The project aims to improve the quality of hospital services in both Egypt and Morocco beyond the current standards. The facilities will benefit from internationally recognised certification, which is a rarity in these two countries.
Egypt and Morocco, like other economies in the Southern and Eastern Mediterranean (SEMED) region, suffer from a low -quality healthcare, against a backdrop of fast-growing populations.
In addition to raising the quality of available healthcare, the developers are also committed to delivering high standards of efficiency in the use of energy, water, and construction materials.
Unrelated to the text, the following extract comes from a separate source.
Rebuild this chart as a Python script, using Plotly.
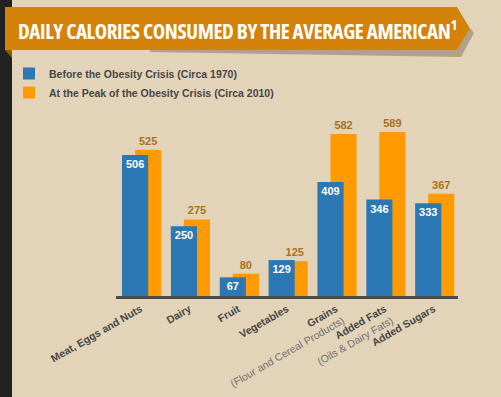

This is the first time the EBRD has used a Commodity Murabaha, which is just one of many financial products that are compliant with Islamic law.
A Murabaha transaction is a multilateral sale arrangement whereby the financier – equivalent to the lender –purchases existing commodities from a supplier and immediately resells them to its client – equivalent to the borrower – on terms that provide for deferred payment.
The deferred payment is calculated as the original purchase price of the commodity plus a premium to include the financier’s profit margin.
The EBRD started operating in the SEMED region in 2012 and to date has invested more than €11bn in 255 projects in Egypt, Jordan, Lebanon, Morocco, and Tunisia.
Additionally, IFC said that the financing will help Humania develop a network of multispecialty hospitals and healthcare assets in Egypt and Morocco.
The first phase of its investment programme includes three hospitals and a medical tower with nearly 600 inpatient beds and 240 outpatient clinics. The company’s growth is considered key in both countries, where there are shortages of doctors and hospital beds.
According to the IFC, Egypt’s healthcare sector needs $60bn in investments by 2050 to meet rising demand for medical services, while Morocco is also facing a need to improve healthcare delivery, especially for women and young children.
Sobhi Batterjee, Chairperson of Humania said that healthcare and development are inextricably linked. He added,”Our partnership with IFC will allow us to provide world-class healthcare to more patients in Egypt and Morocco, and thus play a role in improving the healthcare systems and well-being of the communities in these countries.”